Woot, I'm 2 out of 2 this year. I'm on a roll ! The furthest I've ever gone in this challenge! 

by Living Boudreau G2G6 Mach 6 (66.4k points)
+12 votes
After a distant relative suggested a possible identity for my Bogert brickwall, I was blown away to find her father listed in the 1820 Catskill census, right next to my widowed 4th great grandmother.
by Mark Weinheimer G2G Astronaut (1.3m points)
+14 votes
Thus far my favorite find is when I found my birth father Harold Lloyd Kennedy's grave site. Since being adopted at age 2 years old I never met my birth father. A few years ago on a cross country trip with my husband we were in the s5tate of Missouri. Previously I had the name of the cemetery where he was buried but no plot number or location. Once we found the cemetery and after sometime of looking I found his grave site. Also at the front of the cemetery there was a large granite memorial with his name among others dedicating those who served and sacrificed for their country. This find brought some closer and gratefulness to at least be that close to him.
by Elaine Wusstig G2G2 (2.1k points)
+13 votes
I was shocked to learn that my grandfather ran away from home at age ten and threatened suicide.  The police were involved in trying to locate him but he returned home on his own after spending the night on a park bench.  The newspaper article unfortunately doesn't say what the results of his return were.  This happened in 1910.
by Living Wall G2G6 Mach 1 (16.8k points)
+14 votes
I decided on using Ancestry many years ago, in a search that continues today, since so many of my ancestors had died without record. One day, I got a message with a photo in it- a clear bright photo taken for my Great Grandfather's birthday about 1920. My great Grandfather, whom I had never seen, all of his children, grandchildren, greats, and his brother. Two things happened. The woman I now know as my 4th cousin. She and I ( with family) have traveled to do first-hand research, and for fun for the past ten years.
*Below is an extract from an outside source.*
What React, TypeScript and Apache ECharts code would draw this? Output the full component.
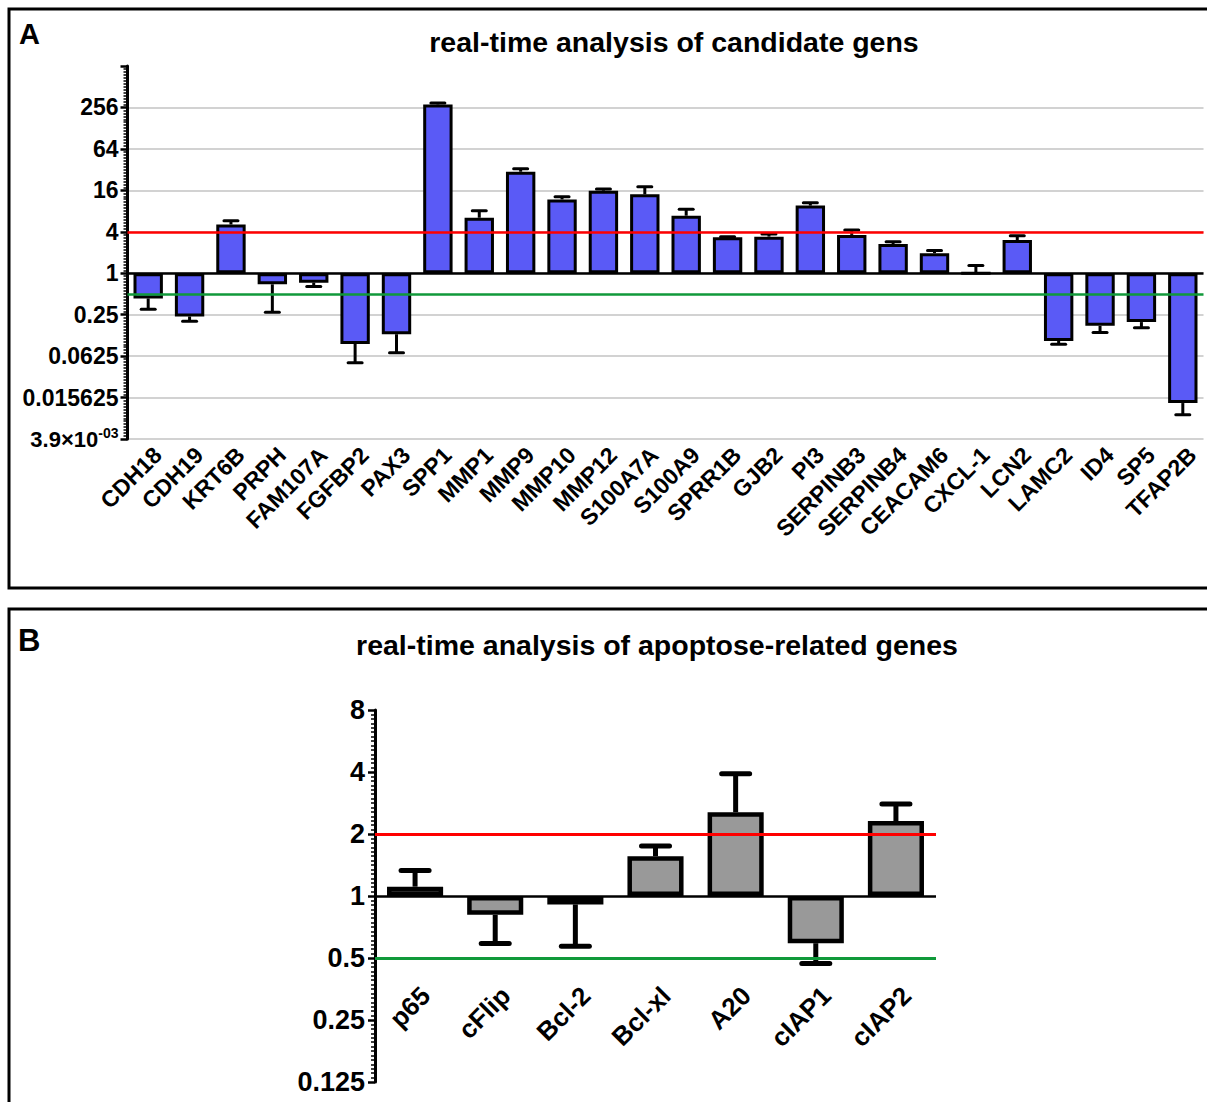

We put names to all the people on that photo, and it holds pride of place, and I saw my father as an 8 year old boy. A treasure.
by Judith Lavezzi G2G5 (5.9k points)
+12 votes

My find was very recent, last week!

I found a copy of the photograph, the original photograph size about 5 X 7 inches has hung on the wall of every house my parents ever lived in. Because of its long exposure to light and sun the entire top half of the picture is faded and discoloured. I have scanned it several times and corrected it in every way I know with only minor improvements. 

It's a studio picture of me and my older brother, I am about 2 months old maybe younger, so that makes my brother about 16 or 17 months old. I am lying down, he is sitting up. 

Last week while wandering through some old family records, hiding inside a tiny brown envelope I found another smaller picture maybe 2 X 3 inches in absolutely perfect condition. The picture must have been taken in late 1954. 

Now I will scan it and can send it to my brother and my other 5 siblings. 

It feels like a lost piece of family history has been rediscovered!

by M Ross G2G6 Pilot (813k points)
I'm really happy for you!
+11 votes
My favorite was finding the marriage record for [[Ubalde Laurier|Laurier-170]] and my mother's great aunt Artemise. She was sure that she had disproved the family story about their marriage. I followed it up with a burial record signed by my GGF and Ubalde's brother, the 8th PM of Canada to confirm it. I really need to go back and put some bling on Aunt Artemise's profile. She was an interesting person and a Centenarian.